Vertiv's CEO Giordano Albertazzi claimed this week that modern data centers can operate with zero water consumption—a statement that demands closer examination as artificial intelligence infrastructure expands rapidly across the country.
Albertazzi made the assertion during a CNBC "Power Lunch" segment that aired July 13, 2026, discussing the challenges and opportunities surrounding data centers and the AI buildout. The video ran 3 minutes and 35 seconds. But the claim arrived with no supporting data, evidence, or alternative viewpoints presented alongside it.
The Water Crisis in Tech
Data centers are among the most water-intensive facilities in America. They consume vast quantities for cooling systems that keep servers from overheating. In regions already facing drought stress—California, Arizona, the Southwest—data center expansion has become a flashpoint between tech companies seeking growth and communities worried about depleting aquifers and straining municipal water supplies.
When a major industry executive claims his company's technology can eliminate water consumption entirely, that statement matters. It shapes how policymakers think about regulating AI infrastructure. It influences where companies choose to build. It affects whether communities will welcome or resist new facilities.
Yet the CNBC segment offered nothing to verify Albertazzi's claim. No technical specifications. No independent testing. No comparison to existing data center water usage. No timeline for when this technology might be deployed at scale. No explanation of how cooling systems—the primary driver of data center water demand—would function without water.
What's Missing From the Conversation
This gap matters because the AI buildout is happening now.
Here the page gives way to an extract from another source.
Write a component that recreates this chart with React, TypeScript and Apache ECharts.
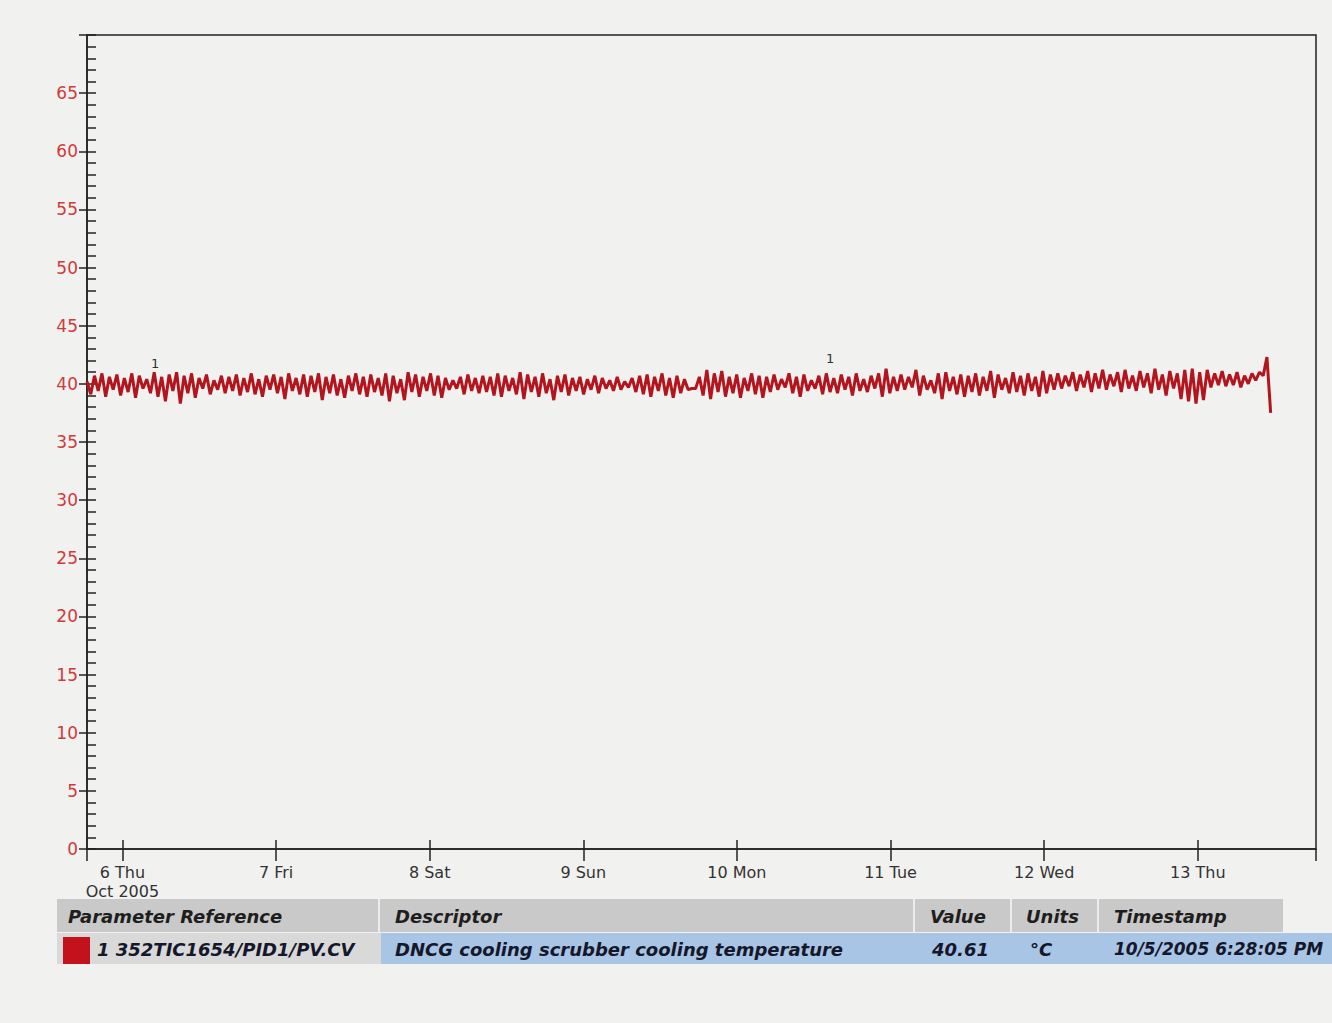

Data centers are being constructed at unprecedented speed. Water permits are being granted. Communities are making decisions based on incomplete information. If zero-water data centers are genuinely possible, the public deserves to know the specifics: How does the technology work? Which facilities use it? What's the cost premium, if any? When will it become standard?
Without answers, Albertazzi's statement reads as marketing—a reassurance offered to regulators and the public without the evidence needed to evaluate it. Vertiv is a major player in data center infrastructure and cooling solutions. The company has obvious incentives to minimize concerns about water consumption as environmental scrutiny of AI infrastructure grows.
The tech industry has made bold sustainability claims before. Some have held up under scrutiny. Others haven't. This one needs independent verification before it shapes policy or community decisions about where AI infrastructure should be built.
Why This Matters:
Data centers are essential infrastructure for the modern economy, but they're not free of costs. Water scarcity is a real constraint in many parts of America, and it's getting worse. When major corporations make claims about solving these problems, those claims should be tested publicly. Communities considering hosting data centers need accurate information about environmental impact—not unverified assertions from industry executives. The expansion of AI infrastructure is inevitable, but how we manage its resource demands remains an open question. Transparency and evidence-based policymaking are essential to ensuring that growth doesn't come at the expense of public resources or environmental sustainability.